J'étais en train de me promener sur la nouvelle place du Quartier des spectacles, d'admirer les quatre géants en forme de lampadaires, de redécouvrir la séduisante colonnade de béton blanc qui court sur toute la longueur du Musée d'art contemporain de Montréal, quand mon regard vagabond a buté contre une bannière. Posée sur le toit du musée, de biais avec la célèbre bouche en coeur de l'artiste Geneviève Cadieux, la bannière en toile rose ressemblait à une publicité. En fait, c'était une publicité de quatre mots en lettres majuscules, annonçant: LE MUSÉE DU QUARTIER.

Pas certaine d'avoir bien compris, j'ai relu attentivement la phrase plantée comme une épine rose au milieu du ciel. Je ne m'étais pas trompée: cette phrase de quatre petits mots disait bien ce qu'elle avait à dire et faisait bien ce qu'elle avait à faire: réduire le seul grand musée d'art contemporain non seulement de Montréal et du Québec, mais du Canada, à un quart de sa dimension symbolique.

 

Évidemment, je ne suis pas sans savoir que ce slogan trop familier, concocté par le service des communications du Musée d'art contemporain et par une agence de pub, a un but précis: profiter de la grande vague de visibilité qui déferle sur le Quartier des spectacles pour rappeler au bon peuple que le MAC est à la fois une des grandes attractions du coin et le seul vrai musée du Quartier. N'empêche: j'avais beau lire et relire l'inscription sur la bannière rose, elle faisait immanquablement jaillir dans ma tête l'image réductrice d'un centre d'interprétation du bitume urbain ou mieux encore: l'image d'un Écomusée du fier monde ou plutôt du pas fier monde, car résumer un lieu aussi unique à sa seule localité (le quartier), c'est manquer de foi et de fierté à son égard.

Évidemment, je caricature dans la mesure où je doute que ceux qui oeuvrent au Musée d'art contemporain de Montréal méprisent l'institution pour laquelle ils travaillent.
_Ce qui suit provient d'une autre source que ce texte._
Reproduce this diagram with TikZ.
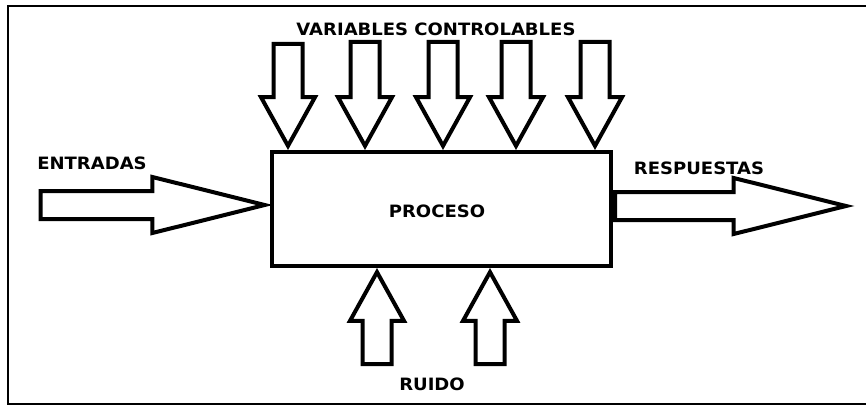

Tous savent que ce musée, créé dans les années 60, demeure jusqu'à ce jour la plus importante institution muséale canadienne vouée à l'art contemporain. Et que ce n'est pas demain que le MOCCA, fondé à Toronto en 1999, lui fera de l'ombre.
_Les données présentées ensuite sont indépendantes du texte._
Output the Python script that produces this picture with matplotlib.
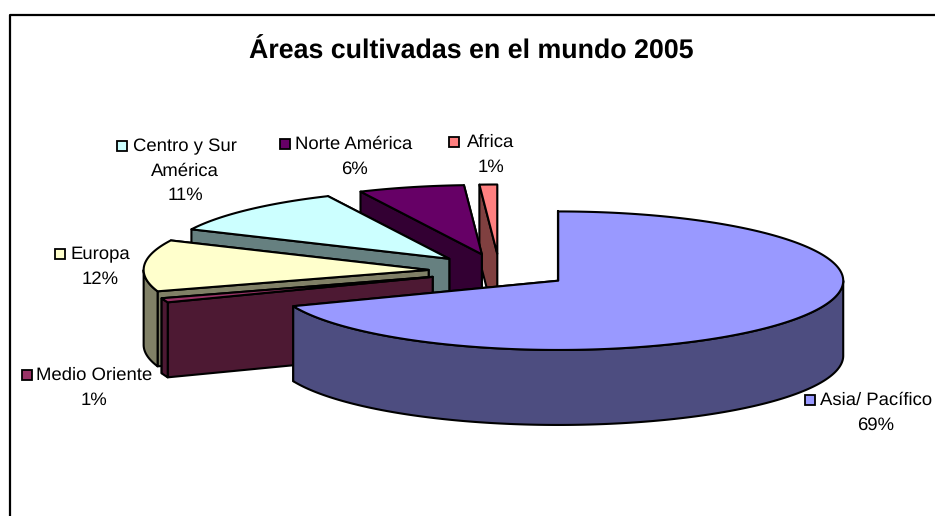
import numpy as np
from matplotlib import pyplot as plt
from matplotlib.patches import Polygon, Rectangle

plt.rcParams['font.family'] = ['Liberation Sans', 'DejaVu Sans']
plt.rcParams['text.hinting'] = 'none'

# data, clockwise from 12 o'clock
categories = ["Asia/ Pacífico", "Medio Oriente", "Europa", "Centro y Sur\nAmérica", "Norte América", "Africa"]
values = [69, 1, 12, 11, 6, 1]
top_colors = ["#9999FF", "#993366", "#FFFFCC", "#CCFFFF", "#660066", "#FF8080"]
side_colors = ["#4D4D80", "#4D1933", "#808066", "#668080", "#330033", "#804040"]

# label position (centre x, first line y), legend key left x
label_pos = [(876, 400), (94, 375), (100, 254), (185, 146), (354, 144), (491, 142)]
key_x = [805, 22, 55, 117, 280, 449]
title = "Áreas cultivadas en el mundo 2005"

# pie geometry in pixels
cx, cy = 499.5, 271
rx = 285
k = 0.243
depth = 75
explode = 71

fig = plt.figure(figsize=(9.35, 5.16), dpi=100)
ax = fig.add_axes([0, 0, 1, 1])
ax.set_xlim(0, 935)
ax.set_ylim(516, 0)
ax.axis('off')

# chart border, only left and top show in the crop
ax.plot([9.5, 9.5, 935], [516, 14.5, 14.5], color='black', lw=1.6, solid_capstyle='butt')


def pt(tip, deg, r=rx):
    a = np.radians(deg)
    return tip[0] + r * np.sin(a), tip[1] - r * k * np.cos(a)


def arc(tip, a1, a2):
    n = max(int(abs(a2 - a1) * 2), 2)
    return [pt(tip, d) for d in np.linspace(a1, a2, n)]


def down(points):
    return [(x, y + depth) for x, y in points]


def add_poly(points, color, z):
    ax.add_patch(Polygon(points, closed=True, facecolor=color, edgecolor='black', lw=1.5, joinstyle='round', zorder=z))


edges = np.concatenate([[0], np.cumsum(values)]) / sum(values) * 360
# back slices first, Asia in front
order = [5, 4, 3, 2, 1, 0]
for z, i in enumerate(order):
    a1, a2 = edges[i], edges[i + 1]
    mid = np.radians((a1 + a2) / 2)
    tip = (cx + explode * np.sin(mid), cy - explode * k * np.cos(mid))
    z0 = z * 10 + 2
    for ang, dz in [(a2, 0), (a1, 1)]:
        face = [tip, pt(tip, ang)]
        add_poly(face + down(face)[::-1], side_colors[i], z0 + dz)
    lo, hi = max(a1, 90), min(a2, 270)
    if hi > lo:
        rim = arc(tip, lo, hi)
        add_poly(rim + down(rim)[::-1], side_colors[i], z0 + 2)
    add_poly([tip] + arc(tip, a1, a2), top_colors[i], z0 + 3)

ax.text(471, 51.5, title, ha='center', va='center', fontsize=19.3, fontweight='bold', color='black')

line_h = 24.5
for name, val, pos, kx, col in zip(categories, values, label_pos, key_x, top_colors):
    lines = name.split("\n")
    ax.text(pos[0], pos[1] + 0.5, lines[0], ha='center', va='center', fontsize=13.3, color='black')
    ax.add_patch(Rectangle((kx, pos[1] - 5), 10, 10, facecolor=col, edgecolor='black', lw=1.3))
    for j, extra in enumerate(lines[1:] + [f"{val}%"]):
        ax.text(pos[0], pos[1] + 0.5 + line_h * (j + 1), extra, ha='center', va='center', fontsize=13.3, color='black')

fig.savefig("out.png", dpi=100)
En même temps, une lettre ouverte envoyée la semaine dernière aux journaux et signée par plus d'une centaine d'artistes importants comme Jocelyne Alloucherie, Dominique Blain et Pierre Bourgault, mais aussi par des profs, des historiens de l'art et des chercheurs, témoigne à juste titre du malaise grandissant à l'endroit du conservatisme et du fonctionnarisme du Musée.

Les 105 signataires de la lettre prennent pour prétexte la nomination de la nouvelle directrice Paulette Gagnon, une fonctionnaire de carrière qui évolue depuis 30 ans dans le sérail gouvernemental, pour exprimer leur frustration. Mais dans le fond, leurs reproches vont bien au-delà d'une seule personne et visent la triste mentalité d'un musée qui évolue en vase clos sans jamais faire appel à des conservateurs invités (comme le font le MBA ou le Musée national des beaux-arts du Québec), qui use de trop grande prudence alors qu'on est dans un domaine où l'on devrait au contraire faire preuve d'audace, le tout sous les auspices d'un conseil d'administration dépourvu d'artistes et fait surtout de gens d'affaires qui ont peut-être le sens des chiffres, mais pas forcément la sensibilité, l'ouverture, la perspective historique et la profondeur culturelle requises pour veiller à la destinée d'une institution comme le MAC.

Bref, un changement s'impose. Et d'autant plus qu'avec l'avènement du Quartier des spectacles et de sa rutilante Place des festivals, le Musée d'art contemporain de Montréal renaît en quelque sorte. Alors qu'avant, on avait tendance à ne pas le voir ou à voir à travers lui, voilà que ce musée devient aussi visible que le nez au milieu du visage. Pourquoi ne pas en profiter pour réformer l'institution et en faire un grand musée national, moderne, audacieux et performant plutôt qu'un simple musée de quartier?